The popular perceptions about bail agents are that they get people out of jail strictly out of greed and without consideration for public safety. The reality is a far different affair. A bail agent is paid a premium or fee to insure that a criminal defendant, released into the custody of the bail agent, fulfills the obligation to appear for subsequent hearings and for trial, as ordered by the court. A bail agent never releases a defendant from jail – rather they are paid to insure the appearance of the defendant. If the bail agent fails to have the defendant in court at the proper time and place and cannot seize him and deliver him, they must pay the civil penalty in the face amount of the bail bond.

The other reality is that bail agents must live in the communities where they do business and contrary to popular belief, they do not wholesale release criminals. Bail agents are as susceptible to crime as their next-door neighbor. They also must face their neighbors, friends and relatives each day and if they wholesale release criminals without fulfilling their obligation, it will quickly affect their personal lives as well as the lives of their family. Contrary to what television portrays, bail agents do a good job knowing who to release and who not to release.

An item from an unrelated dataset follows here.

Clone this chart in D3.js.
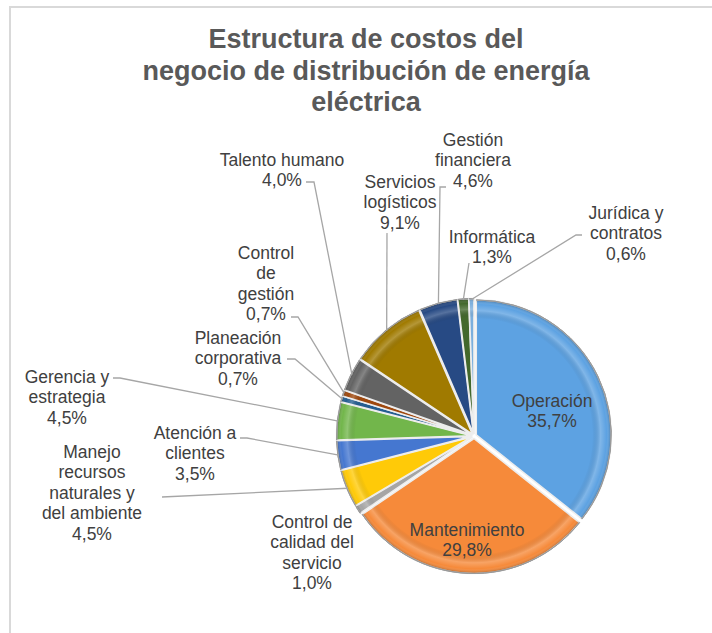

  • It is the bail agents' job to insure the defendant is in court each time he is called to do so, and to "return from term to term and day to day".
  • The bail agent may do whatever is necessary, to insure that the defendant will return to court, including taking collateral, requiring the defendant to report in by phone or in person, requiring a defendant to be monitored and even placing a guard on the defendant, if necessary to insure their return.
  • A premium on a bail bond is not considered "earned" until the defendant returns to court and the bond is exonerated or discharged.
  • If the bail agent fails to return the defendant to court, he is required to either pick-up and return the defendant to jail or to pay the full face amount of the bond as a penalty for failing to produce the defendant.

The commercial bail system in this country is the best form of insuring criminal defendants are returned to court insuring the victims of crime their rights to justice. It is a system paid for by the perpetuators of crime, not by the taxpaying victim and is fair and equitable in guaranteeing an accused their 8th amendment right to bail.

Useful tips when posting bail

  • Make sure you only deal with a licensed bail agent. Ask to see the bail agents license and identification prior to any bail transaction.
  • Make sure the bail agent charges you only legal rates. The premium charged for a bail bond varies from state to state. Additional charges above the allowed premium should be itemized and explained to your satisfaction.
  • Make sure you are given itemized receipts for all charges.
  • Make sure you are given copies of all signed contracts and agreements.
  • If financing is provided, make sure you understand the terms of the financing agreement prior to signing and be sure you are given copies of anything you sign.
  • Make sure the bail agent you contract with will be available to you after the bail bond has been posted. Part of what you pay for is service. Any professional bail agent will be available for questions or concerns throughout the entire process.